Gardens need tender love and lots of patience, but she wanted to be comforted now.
- Posted on Apr 20, 2015
Maybe gardening wasn’t the best plan for today, after all. The sun was broiling. “Let’s go to the movies,” my son, Juan, said. “Where it’s air-conditioned.”
Monica held up her doll. “It’s too hot for us too!”
I wasn’t any more enthusiastic about tending my mother’s garden than they were. What was I thinking even suggesting it? We’d been living with Mom since my divorce, and the memory of our own garden was still fresh in our minds: the red and yellow snapdragons, orange zinnias, and best of all, the beautiful rosebush in the front yard, a gift from my mom when my daughter was born.
I’d never seen such delicate flowers, pale with the slightest hint of pink around the edge of each petal. My roses, my garden, that home, that life—all of it was gone now.

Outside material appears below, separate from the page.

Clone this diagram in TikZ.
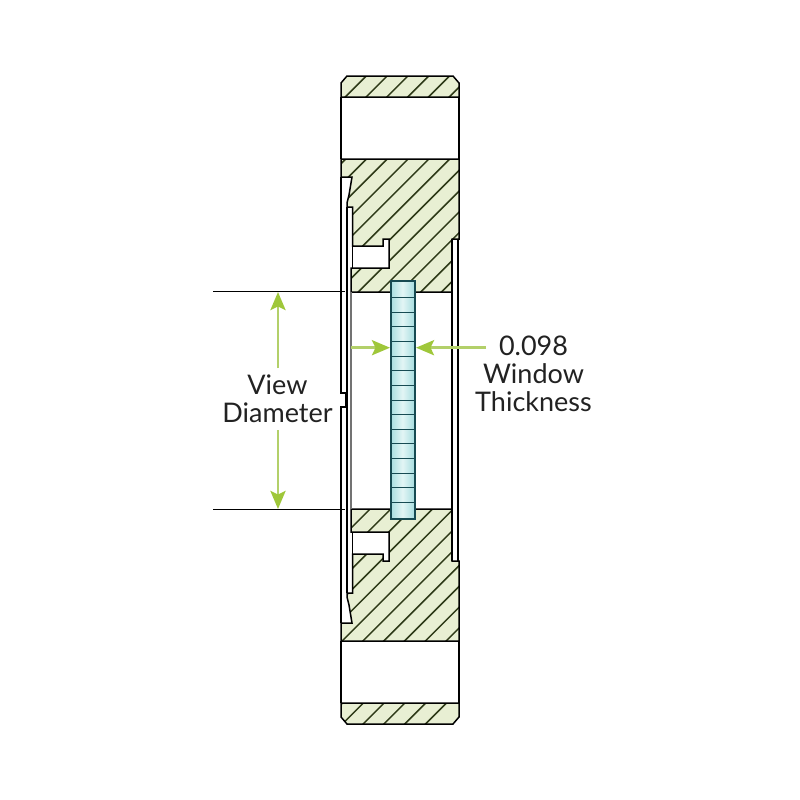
\documentclass[tikz,border=0pt]{standalone}
\usepackage{fontspec}
\setmainfont{Lato}
\usetikzlibrary{arrows.meta}
\definecolor{bodyfill}{HTML}{E8EFD3}
\definecolor{hatchcol}{HTML}{2E3A18}
\definecolor{glassedge}{HTML}{174A52}
\definecolor{arrowline}{HTML}{B3D06A}
\definecolor{arrowhead}{HTML}{9FC73A}
\definecolor{labelcol}{HTML}{222222}
\definecolor{stripA}{HTML}{A9DEE0}
\definecolor{stripB}{HTML}{E2F5F5}
\tikzset{
  x=1pt,y=-1pt,
  partline/.style={draw=black,line width=1.5pt,line join=miter},
  hatchline/.style={draw=hatchcol,line width=1.5pt},
  leader/.style={draw=black,line width=1.1pt},
  dimarrow/.style={draw=arrowline,line width=2.8pt,-{Stealth[length=18pt,width=15pt,inset=3.5pt,color=arrowhead]}},
  dimlabel/.style={font=\fontsize{27}{28}\selectfont,text=labelcol,align=center,inner sep=0pt},
  glassrule/.style={draw=glassedge,line width=1.4pt},
}
\newcommand{\hatchall}{%
  \foreach \k in {0,...,34}{%
    \draw[hatchline] ({442.3+20.8*\k},0) -- (0,{442.3+20.8*\k});
  }%
}
\newcommand{\toppoly}{(347,76) -- (453,76) -- (459,83) -- (459,97) -- (341,97) -- (341,83) -- cycle}
\newcommand{\botpoly}{(347,724) -- (453,724) -- (459,717) -- (459,703) -- (341,703) -- (341,717) -- cycle}
\newcommand{\upperpoly}{(341,159) -- (459,159) -- (459,239) -- (452,239) -- (452,292) -- (351,292) -- (351,268) -- (389,268) -- (389,239) -- (383,239) -- (383,246) -- (352.5,246) -- (352.5,207) -- (347,207) -- (347,203) -- (349,195) -- (352,177) -- (341,177) -- cycle}
\newcommand{\lowerpoly}{(341,641) -- (459,641) -- (459,561) -- (452,561) -- (452,509) -- (351,509) -- (351,532) -- (389,532) -- (389,561) -- (383,561) -- (383,554) -- (352.5,554) -- (352.5,593) -- (347,593) -- (347,597) -- (349,605) -- (352,623) -- (341,623) -- cycle}
\begin{document}
\begin{tikzpicture}
\useasboundingbox (0,0) rectangle (800,800);
\fill[white] (0,0) rectangle (800,800);
% hatched section faces
\fill[bodyfill] \toppoly;
\fill[bodyfill] \botpoly;
\fill[bodyfill] \upperpoly;
\fill[bodyfill] \lowerpoly;
\begin{scope}\clip \toppoly;\hatchall\end{scope}
\begin{scope}\clip \botpoly;\hatchall\end{scope}
\begin{scope}\clip \upperpoly;\hatchall\end{scope}
\begin{scope}\clip \lowerpoly;\hatchall\end{scope}
\draw[partline] \toppoly;
\draw[partline] \botpoly;
\draw[partline] \upperpoly;
\draw[partline] \lowerpoly;
% white gaps between flange sections
\draw[partline] (341,97) -- (341,159);
\draw[partline] (459,97) -- (459,159);
\draw[partline] (341,641) -- (341,703);
\draw[partline] (459,641) -- (459,703);
% left retaining plate
\draw[partline] (341,177) -- (341,393) -- (346,393) -- (346,407) -- (341,407) -- (341,623);
\draw[partline] (347,207) -- (347,593);
\draw[draw=black!55,line width=1.2pt] (351,292) -- (351,509);
\draw[partline] (352.5,246) -- (352.5,268);
\draw[partline] (352.5,532) -- (352.5,554);
% right slot
\draw[partline] (452,239) -- (452,561);
\draw[partline] (458.2,239) -- (458.2,561);
% window: side-to-side tint built from strips
\foreach \i in {0,...,23}{%
  \pgfmathsetmacro{\mixv}{100-100*abs(\i-11.5)/11.5}
  \fill[stripB!\mixv!stripA] ({391+\i},281.5) rectangle ({392.2+\i},519.5);
}
\foreach \k in {-7,...,7}{%
  \pgfmathsetmacro{\ruley}{floor(400+14.65*\k)+0.5}
  \draw[glassrule] (391.5,\ruley) -- (414.5,\ruley);
}
\fill[glassedge] (390.3,280.4) rectangle (392.4,520.4);
\fill[glassedge] (413.6,280.4) rectangle (415.7,520.4);
\fill[glassedge] (390.3,280.4) rectangle (415.7,282.4);
\fill[glassedge] (390.3,518.4) rectangle (415.7,520.4);
% dimension leaders
\coordinate (ltop) at (213,291.5);
\coordinate (ltopend) at (345,291.5);
\coordinate (lbot) at (213,509.5);
\coordinate (lbotend) at (345,509.5);
\draw[leader] (ltop) -- (ltopend);
\draw[leader] (lbot) -- (lbotend);
% labels
\node[dimlabel] (viewlabel) at (277.5,399) {View\\Diameter};
\node[dimlabel] (thicklabel) at (533.5,373.5) {0.098\\Window\\Thickness};
% dimension arrows
\coordinate (vupstart) at (278,368);
\coordinate (vuptip) at (278,292);
\coordinate (vdownstart) at (278,430);
\coordinate (vdowntip) at (278,509);
\coordinate (hleftstart) at (351,347.7);
\coordinate (hlefttip) at (390,347.7);
\coordinate (hrightstart) at (486,347.7);
\coordinate (hrighttip) at (416,347.7);
\draw[dimarrow] (vupstart) -- (vuptip);
\draw[dimarrow] (vdownstart) -- (vdowntip);
\draw[dimarrow] (hleftstart) -- (hlefttip);
\draw[dimarrow] (hrightstart) -- (hrighttip);
\end{tikzpicture}
\end{document}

I’d hoped the planting would be comforting, but the rocks, weeds and hard ground were anything but. How could something grow from that? I looked down at the shriveled carrot seeds in my hand. “Maybe we should go to the movies. We can help Abuela with her garden next season....”
Before the children had a chance to reply, Mom came out the back door with a tray of iced glasses topped with red cherries. “Look what I have for my three farmers!” she said. “Lemonade and cookies!”
Leave it to Mom to find just the thing to encourage us. She handed me a napkin. “Dios es bueno,” she reminded me as she so often did.
“God is good.” Mom was always saying that, especially in my despair. She truly believed it would pull me through this terrible time. “Come back home and heal,” she told me when the kids and I moved out. What better place? But it had been weeks, and I wasn’t doing any better. Sadness and guilt overwhelmed me. I felt like a failure. I stared again at the carrot seeds in my hand.
“Let’s get started,” said Mom. “Just think of what this garden will look like come fall.”
I grabbed a hoe and chopped at the ground. “Lord, till my own heart, and remove the hard places within it,” I whispered. Juan and Monica picked out rocks and churned up dirt. Who could resist Mom’s hopeful spirit?
She tipped some more seeds into my gloved hand. “Dios es bueno,” she said.
The children lugged out additives for the soil and helped me mix them. Monica practiced counting out the right number of seeds for each row. Juan made sure each would-be plant was labeled: squash, pumpkin, zucchini, carrots. Monica started singing a song she’d learned at school. Soon all of us were singing along as we worked, digging in time to the music, patting the soil back over the seeded holes.
When we finished we had several rows—and four sweaty farmers. We grabbed hands, and I breathed in the smell of fresh, wet earth. It’s done, I thought. A new life for the garden and a new life for us.
The thought was fleeting. Weeks later, I still mourned my failed marriage, our family of four all together in what appeared on the outside to be a happy home. I still missed my own garden, my delicate pink rosebush. I still worried about the future. It was still hard, some days, to get out of bed. But every morning Juan and Monica pulled me out to the garden to search for signs of new life poking out of the ground.
“It’s taking too long,” Juan said impatiently one day in late August.
Monica stamped her foot. “The plants will never grow,” she told her doll.
“Maybe birds pecked all the seeds up!” said Juan.
I kneeled and touched the soil. “It may not look like anything is growing, but deep in the soil there’s a lot of activity,” I said. “A gardener has to be patient. We will water and watch and wait. God knows the right time for these plants to come up.”
Juan and Monica went back into the house. I looked down at the empty ground, as impatient as they were. Nothing was growing. Nothing was getting better. For all my talk of watering and waiting, I still felt as helpless and hopeless as those tiny, shriveled seeds I’d held in my hand.
Then one day in late September, Monica yelled from the garden. “Mom! Something’s growing!”
We all ran to the garden. There, poking through the soil, were green tips that would become pumpkins, squash, carrots and zucchini. Now each morning we couldn’t wait to get outside to see the surprises: green tendrils curling out of the ground, tiny pumpkins hiding in leaves.
Soon we had a fall harvest. Mom and I carried the vegetables to the kitchen. Zucchini bread, carrot cake, pumpkin empanadas—there was no end to our bounty. I no longer had my pink roses, but Abuela’s garden had sewn seeds of hope in my heart.
“Let’s bring in one more pumpkin for a pie,” I said. Juan chose a beauty.
“Come see!” Monica called from the back corner of the garden.
Mom, Juan and I ran over. “What is it?” I asked. Monica pointed me to a spot nearly hidden in the shade of other plants. I gasped. There, in the back of our vegetable garden, was a rosebush. A pink rosebush, just like the one I’d left behind.
“Mom, did you plant roses for me?” Mom shook her head. “Then where did they come from?”
“How come we never noticed it growing?” the kids wanted to know.
“Dios es bueno,” Mom said with a smile. God is good.